# 04-05 GTO auto door locks



## EEZ GOAT (Jul 9, 2005)

:shutmeI dont know how many of you was like me..... why do my pass door lock sometimes and unluck sometimes when i put it in park? 


Well call me dumb but it just hit me last month why it did this.. When you unlock your goat( both doors) to drive some where, if dont open your passenger door and drive off, when you put it in park, the passenger door will NOT unlock. If you open your passenger side door, after you drive and park, your passenger door will unlock.

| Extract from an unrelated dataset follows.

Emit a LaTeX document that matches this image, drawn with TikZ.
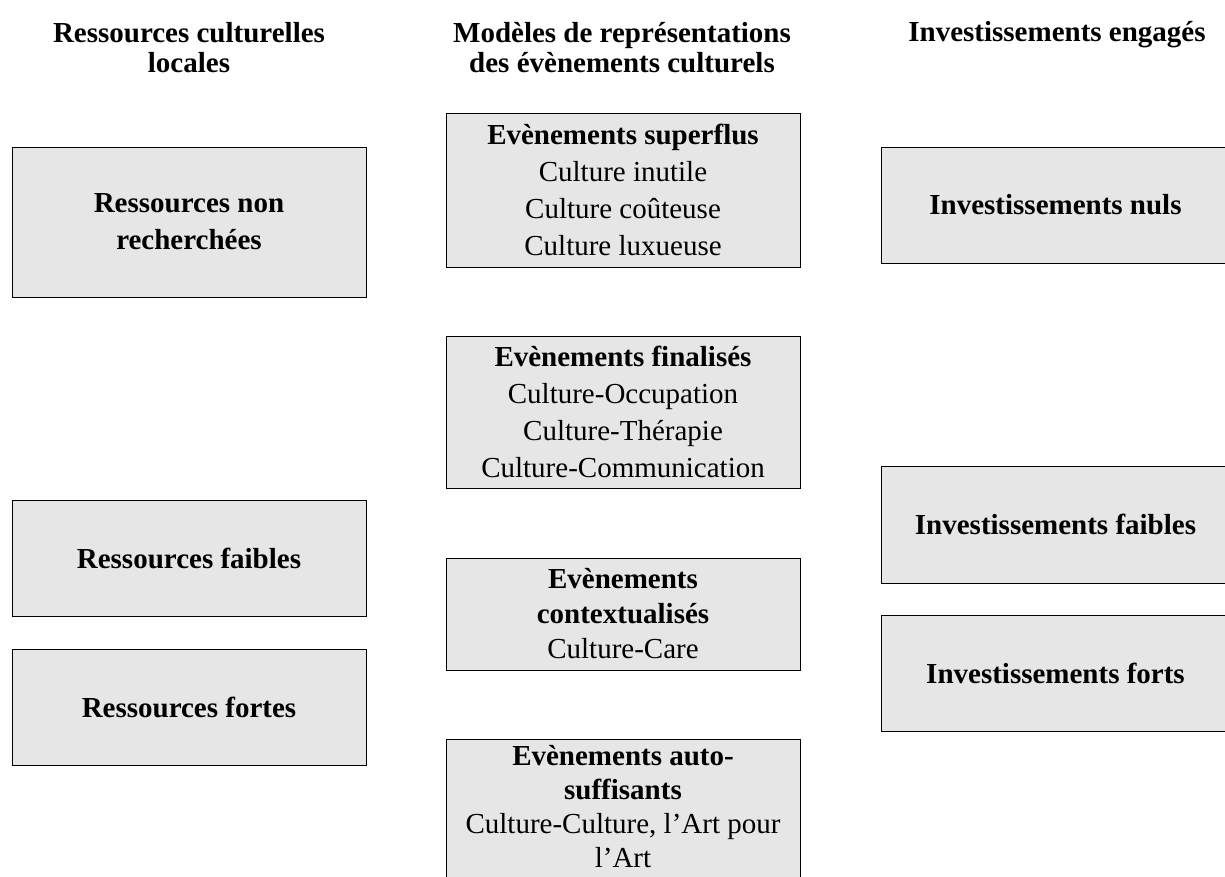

Please tell me i am not the only one that discovered this. I had my goat 4yrs the 28th of this month:shutme


----------



## Mike_V (Mar 10, 2006)

I turned the auto lock feature off. Still, it sounds crazy that they would think of that.


----------



## raspantienator (Nov 20, 2007)

I still can't figure out how to unlock the passenger side while in the drivers seat and the car is running.:lol: To much electronics.


----------



## aarons1k (May 23, 2008)

the auto lock feature was only on Auto's right?


----------



## george g (Mar 26, 2009)

yes, my manual doesn't lock automaticaly


----------



## raspantienator (Nov 20, 2007)

Now I get it. My car for sure doesn't lock once in motion...praise the Lord for that.arty: Another good reason to have the manual.


----------